**WHAT TO DO**
Your output must consist solely of the lines from the "What React, TypeScript" line through the "const Y_TICKS = [-5, 0, 5, 10];" line, exactly as written, without images.

========================================

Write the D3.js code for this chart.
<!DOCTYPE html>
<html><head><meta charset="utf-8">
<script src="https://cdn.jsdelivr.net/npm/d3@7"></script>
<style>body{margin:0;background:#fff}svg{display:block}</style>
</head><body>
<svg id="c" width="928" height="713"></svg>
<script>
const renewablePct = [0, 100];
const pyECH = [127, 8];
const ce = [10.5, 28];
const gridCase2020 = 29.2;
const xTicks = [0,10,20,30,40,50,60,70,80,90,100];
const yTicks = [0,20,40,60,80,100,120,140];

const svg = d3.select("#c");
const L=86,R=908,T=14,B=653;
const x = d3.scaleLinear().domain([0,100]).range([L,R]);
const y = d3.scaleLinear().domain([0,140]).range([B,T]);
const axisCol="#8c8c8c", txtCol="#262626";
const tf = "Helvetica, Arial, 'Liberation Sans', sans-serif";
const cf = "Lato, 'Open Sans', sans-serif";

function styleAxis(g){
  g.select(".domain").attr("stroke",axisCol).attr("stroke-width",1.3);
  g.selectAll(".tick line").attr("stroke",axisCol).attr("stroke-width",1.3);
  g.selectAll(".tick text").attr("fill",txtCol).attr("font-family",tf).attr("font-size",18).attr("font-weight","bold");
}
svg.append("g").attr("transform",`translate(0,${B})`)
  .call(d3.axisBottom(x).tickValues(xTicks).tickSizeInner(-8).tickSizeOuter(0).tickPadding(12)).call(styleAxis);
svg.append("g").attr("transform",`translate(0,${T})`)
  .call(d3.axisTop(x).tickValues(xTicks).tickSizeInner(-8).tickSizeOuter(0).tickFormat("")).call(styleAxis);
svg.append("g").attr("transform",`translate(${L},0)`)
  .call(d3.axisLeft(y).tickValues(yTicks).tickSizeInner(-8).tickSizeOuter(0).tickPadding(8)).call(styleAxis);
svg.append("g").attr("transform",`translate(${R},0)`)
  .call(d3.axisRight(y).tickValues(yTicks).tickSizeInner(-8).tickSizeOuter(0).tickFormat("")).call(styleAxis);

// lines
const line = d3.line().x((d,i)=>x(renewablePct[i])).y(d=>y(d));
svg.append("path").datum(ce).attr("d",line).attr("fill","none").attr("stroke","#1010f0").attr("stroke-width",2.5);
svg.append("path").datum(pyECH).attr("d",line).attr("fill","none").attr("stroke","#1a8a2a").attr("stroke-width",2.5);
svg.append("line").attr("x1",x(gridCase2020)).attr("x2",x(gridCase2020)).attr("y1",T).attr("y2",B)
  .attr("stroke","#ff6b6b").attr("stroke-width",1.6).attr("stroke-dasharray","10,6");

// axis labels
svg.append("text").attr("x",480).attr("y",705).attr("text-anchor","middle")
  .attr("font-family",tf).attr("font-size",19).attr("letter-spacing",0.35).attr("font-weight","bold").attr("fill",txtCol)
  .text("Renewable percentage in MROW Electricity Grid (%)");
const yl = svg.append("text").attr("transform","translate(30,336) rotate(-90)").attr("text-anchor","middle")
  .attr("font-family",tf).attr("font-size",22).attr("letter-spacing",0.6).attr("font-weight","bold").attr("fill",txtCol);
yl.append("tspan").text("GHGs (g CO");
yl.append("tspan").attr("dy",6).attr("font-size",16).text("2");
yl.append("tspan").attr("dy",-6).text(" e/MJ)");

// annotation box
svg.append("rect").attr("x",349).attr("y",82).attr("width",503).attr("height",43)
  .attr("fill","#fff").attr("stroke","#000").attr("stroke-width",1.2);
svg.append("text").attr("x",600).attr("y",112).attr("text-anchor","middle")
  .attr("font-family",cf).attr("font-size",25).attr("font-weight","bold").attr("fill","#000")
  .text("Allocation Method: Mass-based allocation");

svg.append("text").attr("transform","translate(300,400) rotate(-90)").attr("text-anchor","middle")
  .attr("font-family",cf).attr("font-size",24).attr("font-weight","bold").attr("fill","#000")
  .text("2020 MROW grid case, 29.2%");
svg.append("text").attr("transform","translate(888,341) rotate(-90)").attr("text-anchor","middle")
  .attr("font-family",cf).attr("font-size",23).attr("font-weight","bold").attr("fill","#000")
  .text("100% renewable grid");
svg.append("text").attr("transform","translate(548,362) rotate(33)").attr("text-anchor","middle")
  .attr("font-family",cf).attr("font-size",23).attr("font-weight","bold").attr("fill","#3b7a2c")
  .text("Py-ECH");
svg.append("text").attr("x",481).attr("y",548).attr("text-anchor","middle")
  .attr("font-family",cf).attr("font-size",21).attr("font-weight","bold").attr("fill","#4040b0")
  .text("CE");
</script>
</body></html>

========================================

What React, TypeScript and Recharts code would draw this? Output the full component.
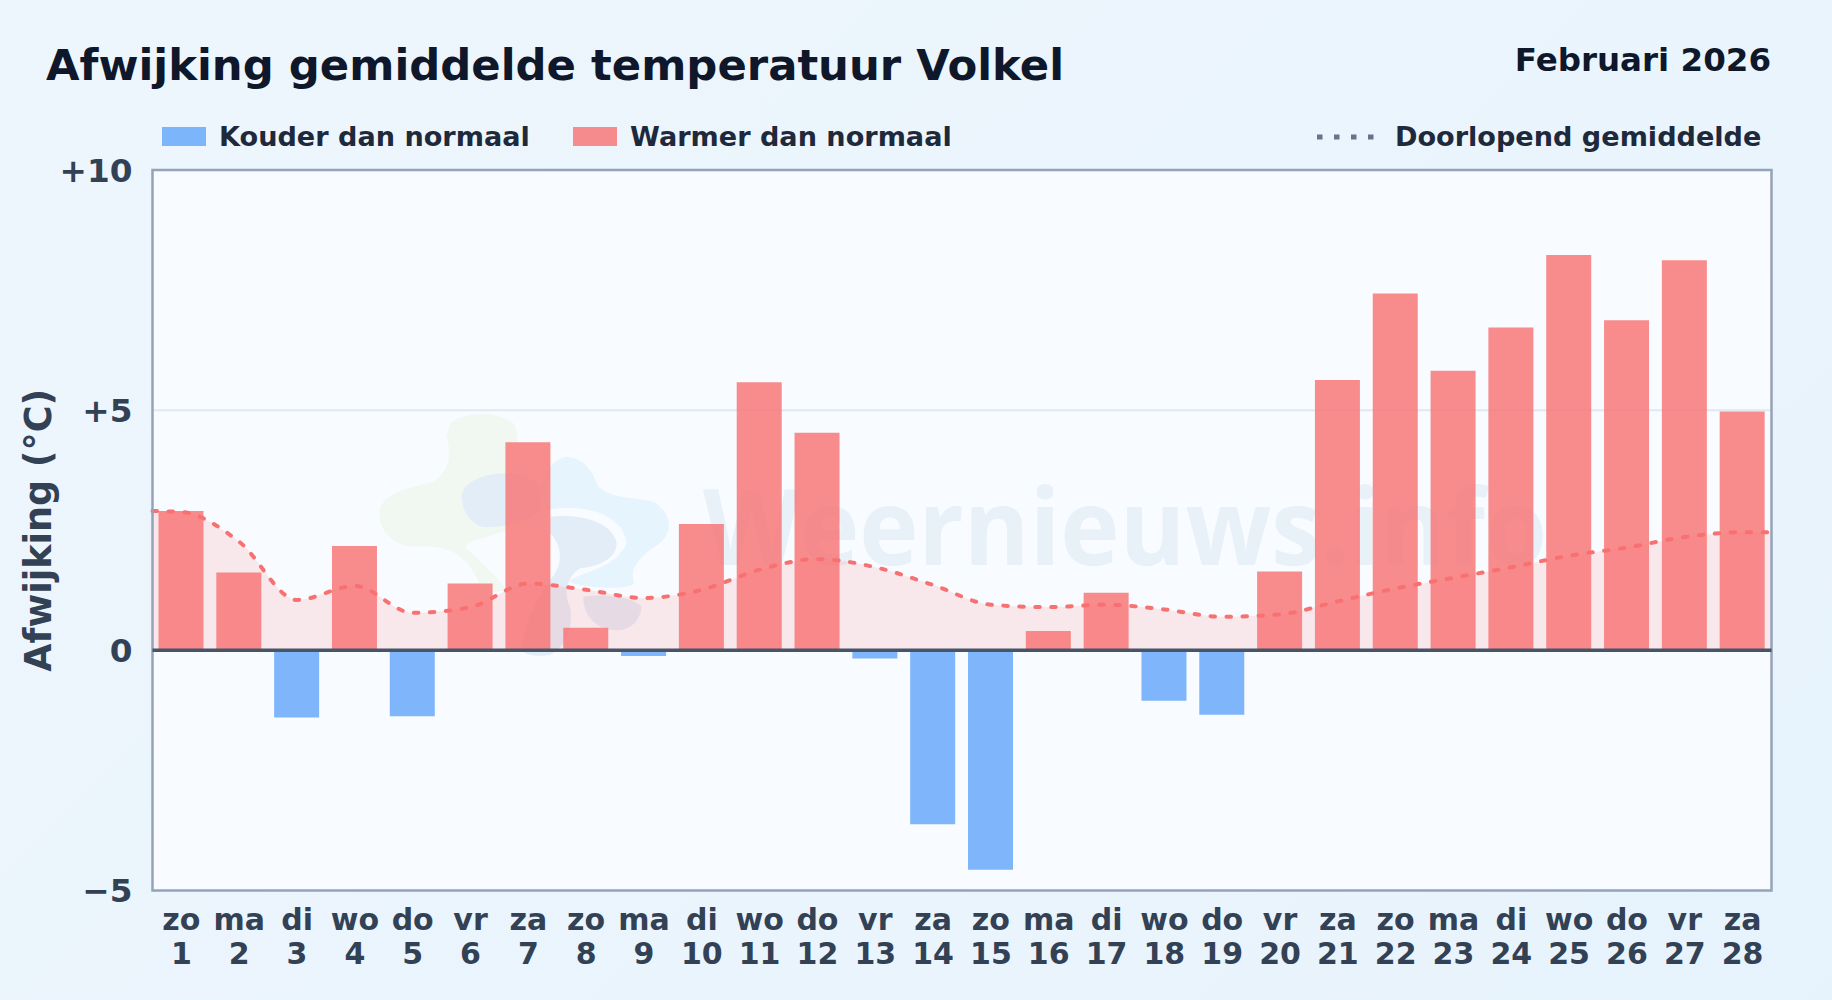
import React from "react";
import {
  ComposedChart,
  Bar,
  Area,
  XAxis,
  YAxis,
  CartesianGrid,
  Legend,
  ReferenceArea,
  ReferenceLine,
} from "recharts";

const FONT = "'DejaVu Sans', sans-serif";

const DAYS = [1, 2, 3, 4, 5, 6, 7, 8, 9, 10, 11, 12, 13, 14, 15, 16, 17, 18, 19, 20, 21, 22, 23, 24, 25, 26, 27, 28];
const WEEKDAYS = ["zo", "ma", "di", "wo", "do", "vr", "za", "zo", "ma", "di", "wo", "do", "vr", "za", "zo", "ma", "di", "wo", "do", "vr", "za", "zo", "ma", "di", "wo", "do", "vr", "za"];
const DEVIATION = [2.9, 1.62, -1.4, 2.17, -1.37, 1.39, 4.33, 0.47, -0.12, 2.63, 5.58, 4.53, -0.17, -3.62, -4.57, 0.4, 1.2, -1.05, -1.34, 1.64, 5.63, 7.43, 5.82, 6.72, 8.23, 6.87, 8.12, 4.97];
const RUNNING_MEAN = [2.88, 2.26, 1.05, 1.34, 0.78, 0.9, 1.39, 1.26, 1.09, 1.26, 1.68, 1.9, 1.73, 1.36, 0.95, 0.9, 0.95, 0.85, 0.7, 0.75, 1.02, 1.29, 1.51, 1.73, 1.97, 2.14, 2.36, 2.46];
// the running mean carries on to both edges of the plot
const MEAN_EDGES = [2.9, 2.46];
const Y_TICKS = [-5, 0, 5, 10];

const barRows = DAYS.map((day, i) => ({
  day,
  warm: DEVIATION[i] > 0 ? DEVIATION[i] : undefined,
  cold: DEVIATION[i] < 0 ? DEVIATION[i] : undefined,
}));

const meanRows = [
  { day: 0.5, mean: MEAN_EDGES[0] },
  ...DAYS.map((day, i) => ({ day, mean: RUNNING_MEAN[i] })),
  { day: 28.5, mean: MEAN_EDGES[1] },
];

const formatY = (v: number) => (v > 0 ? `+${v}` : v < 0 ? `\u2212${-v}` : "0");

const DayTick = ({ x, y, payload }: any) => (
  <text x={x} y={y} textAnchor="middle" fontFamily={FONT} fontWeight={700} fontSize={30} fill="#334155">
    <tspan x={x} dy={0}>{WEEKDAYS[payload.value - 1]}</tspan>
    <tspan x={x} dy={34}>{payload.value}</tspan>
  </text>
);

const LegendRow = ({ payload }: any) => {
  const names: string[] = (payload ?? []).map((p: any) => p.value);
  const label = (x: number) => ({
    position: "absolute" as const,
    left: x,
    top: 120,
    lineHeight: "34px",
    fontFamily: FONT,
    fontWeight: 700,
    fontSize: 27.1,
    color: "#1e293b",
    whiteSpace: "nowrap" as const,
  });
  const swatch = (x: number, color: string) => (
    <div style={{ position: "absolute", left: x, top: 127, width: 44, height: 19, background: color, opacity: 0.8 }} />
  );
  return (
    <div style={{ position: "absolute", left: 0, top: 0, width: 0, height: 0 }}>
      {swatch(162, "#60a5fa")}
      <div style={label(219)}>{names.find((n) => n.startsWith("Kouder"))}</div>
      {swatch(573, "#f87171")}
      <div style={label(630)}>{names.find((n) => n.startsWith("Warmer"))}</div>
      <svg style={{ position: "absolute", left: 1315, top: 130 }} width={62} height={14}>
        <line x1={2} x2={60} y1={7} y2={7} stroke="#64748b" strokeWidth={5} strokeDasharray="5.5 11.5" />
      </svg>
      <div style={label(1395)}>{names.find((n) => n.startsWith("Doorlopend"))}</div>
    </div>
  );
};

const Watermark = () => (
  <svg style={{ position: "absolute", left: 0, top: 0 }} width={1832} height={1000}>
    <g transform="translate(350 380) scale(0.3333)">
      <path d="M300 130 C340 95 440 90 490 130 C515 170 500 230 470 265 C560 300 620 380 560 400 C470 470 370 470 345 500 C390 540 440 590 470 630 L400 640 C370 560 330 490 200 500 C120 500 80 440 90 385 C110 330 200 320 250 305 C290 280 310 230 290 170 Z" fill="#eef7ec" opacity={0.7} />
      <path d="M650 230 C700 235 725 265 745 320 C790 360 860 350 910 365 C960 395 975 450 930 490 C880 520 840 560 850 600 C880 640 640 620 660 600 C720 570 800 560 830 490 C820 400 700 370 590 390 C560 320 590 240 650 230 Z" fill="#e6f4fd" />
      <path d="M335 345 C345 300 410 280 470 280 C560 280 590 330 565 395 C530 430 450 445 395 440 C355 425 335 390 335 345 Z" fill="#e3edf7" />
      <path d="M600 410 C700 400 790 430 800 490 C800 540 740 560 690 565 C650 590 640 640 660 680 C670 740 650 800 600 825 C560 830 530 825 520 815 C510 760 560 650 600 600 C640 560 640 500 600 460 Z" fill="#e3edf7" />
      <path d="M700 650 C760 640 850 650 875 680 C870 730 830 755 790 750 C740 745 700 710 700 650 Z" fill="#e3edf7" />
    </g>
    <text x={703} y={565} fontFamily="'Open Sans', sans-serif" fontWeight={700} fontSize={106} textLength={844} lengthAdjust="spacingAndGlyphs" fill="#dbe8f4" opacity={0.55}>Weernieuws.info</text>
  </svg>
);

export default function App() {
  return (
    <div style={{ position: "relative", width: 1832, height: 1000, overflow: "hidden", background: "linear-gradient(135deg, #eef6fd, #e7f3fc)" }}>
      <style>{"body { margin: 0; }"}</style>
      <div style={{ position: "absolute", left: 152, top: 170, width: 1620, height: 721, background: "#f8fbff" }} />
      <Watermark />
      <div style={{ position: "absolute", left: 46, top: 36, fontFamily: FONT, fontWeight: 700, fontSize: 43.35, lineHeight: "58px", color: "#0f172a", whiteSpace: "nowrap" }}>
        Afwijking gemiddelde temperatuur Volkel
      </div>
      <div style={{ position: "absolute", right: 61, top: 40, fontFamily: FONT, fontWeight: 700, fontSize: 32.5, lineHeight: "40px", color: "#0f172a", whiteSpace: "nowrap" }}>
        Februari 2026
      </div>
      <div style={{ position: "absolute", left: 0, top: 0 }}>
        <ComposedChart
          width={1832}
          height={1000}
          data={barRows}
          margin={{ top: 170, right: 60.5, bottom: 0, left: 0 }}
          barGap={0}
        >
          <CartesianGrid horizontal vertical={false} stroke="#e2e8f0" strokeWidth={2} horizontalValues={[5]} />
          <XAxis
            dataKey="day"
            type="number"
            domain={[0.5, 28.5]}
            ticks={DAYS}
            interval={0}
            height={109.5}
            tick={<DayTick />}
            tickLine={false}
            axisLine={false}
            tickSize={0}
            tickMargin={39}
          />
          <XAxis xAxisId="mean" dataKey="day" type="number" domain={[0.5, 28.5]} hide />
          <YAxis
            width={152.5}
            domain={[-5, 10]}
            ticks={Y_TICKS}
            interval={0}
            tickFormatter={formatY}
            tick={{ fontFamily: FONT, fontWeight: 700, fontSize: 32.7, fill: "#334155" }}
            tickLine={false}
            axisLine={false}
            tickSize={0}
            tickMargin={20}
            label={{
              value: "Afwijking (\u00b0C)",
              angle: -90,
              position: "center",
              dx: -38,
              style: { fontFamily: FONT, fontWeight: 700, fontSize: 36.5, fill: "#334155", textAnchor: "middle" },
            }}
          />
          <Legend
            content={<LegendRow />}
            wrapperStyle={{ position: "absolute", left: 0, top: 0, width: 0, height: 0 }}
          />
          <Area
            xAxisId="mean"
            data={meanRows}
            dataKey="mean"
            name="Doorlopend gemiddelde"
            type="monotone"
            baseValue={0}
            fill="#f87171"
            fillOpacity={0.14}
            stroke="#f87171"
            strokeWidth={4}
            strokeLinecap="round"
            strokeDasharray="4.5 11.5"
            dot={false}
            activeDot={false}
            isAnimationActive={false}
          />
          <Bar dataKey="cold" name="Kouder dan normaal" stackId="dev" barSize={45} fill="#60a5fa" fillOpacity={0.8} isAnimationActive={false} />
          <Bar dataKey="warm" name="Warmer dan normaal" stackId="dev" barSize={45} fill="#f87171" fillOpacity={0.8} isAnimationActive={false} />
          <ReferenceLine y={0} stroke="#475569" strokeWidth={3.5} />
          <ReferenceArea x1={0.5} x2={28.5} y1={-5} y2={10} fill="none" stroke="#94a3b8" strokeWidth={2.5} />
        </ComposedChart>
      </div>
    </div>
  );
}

========================================

**CORRECT RESPONSE**
What React, TypeScript and Recharts code would draw this? Output the full component.
import React from "react";
import {
  ComposedChart,
  Bar,
  Area,
  XAxis,
  YAxis,
  CartesianGrid,
  Legend,
  ReferenceArea,
  ReferenceLine,
} from "recharts";

const FONT = "'DejaVu Sans', sans-serif";

const DAYS = [1, 2, 3, 4, 5, 6, 7, 8, 9, 10, 11, 12, 13, 14, 15, 16, 17, 18, 19, 20, 21, 22, 23, 24, 25, 26, 27, 28];
const WEEKDAYS = ["zo", "ma", "di", "wo", "do", "vr", "za", "zo", "ma", "di", "wo", "do", "vr", "za", "zo", "ma", "di", "wo", "do", "vr", "za", "zo", "ma", "di", "wo", "do", "vr", "za"];
const DEVIATION = [2.9, 1.62, -1.4, 2.17, -1.37, 1.39, 4.33, 0.47, -0.12, 2.63, 5.58, 4.53, -0.17, -3.62, -4.57, 0.4, 1.2, -1.05, -1.34, 1.64, 5.63, 7.43, 5.82, 6.72, 8.23, 6.87, 8.12, 4.97];
const RUNNING_MEAN = [2.88, 2.26, 1.05, 1.34, 0.78, 0.9, 1.39, 1.26, 1.09, 1.26, 1.68, 1.9, 1.73, 1.36, 0.95, 0.9, 0.95, 0.85, 0.7, 0.75, 1.02, 1.29, 1.51, 1.73, 1.97, 2.14, 2.36, 2.46];
// the running mean carries on to both edges of the plot
const MEAN_EDGES = [2.9, 2.46];
const Y_TICKS = [-5, 0, 5, 10];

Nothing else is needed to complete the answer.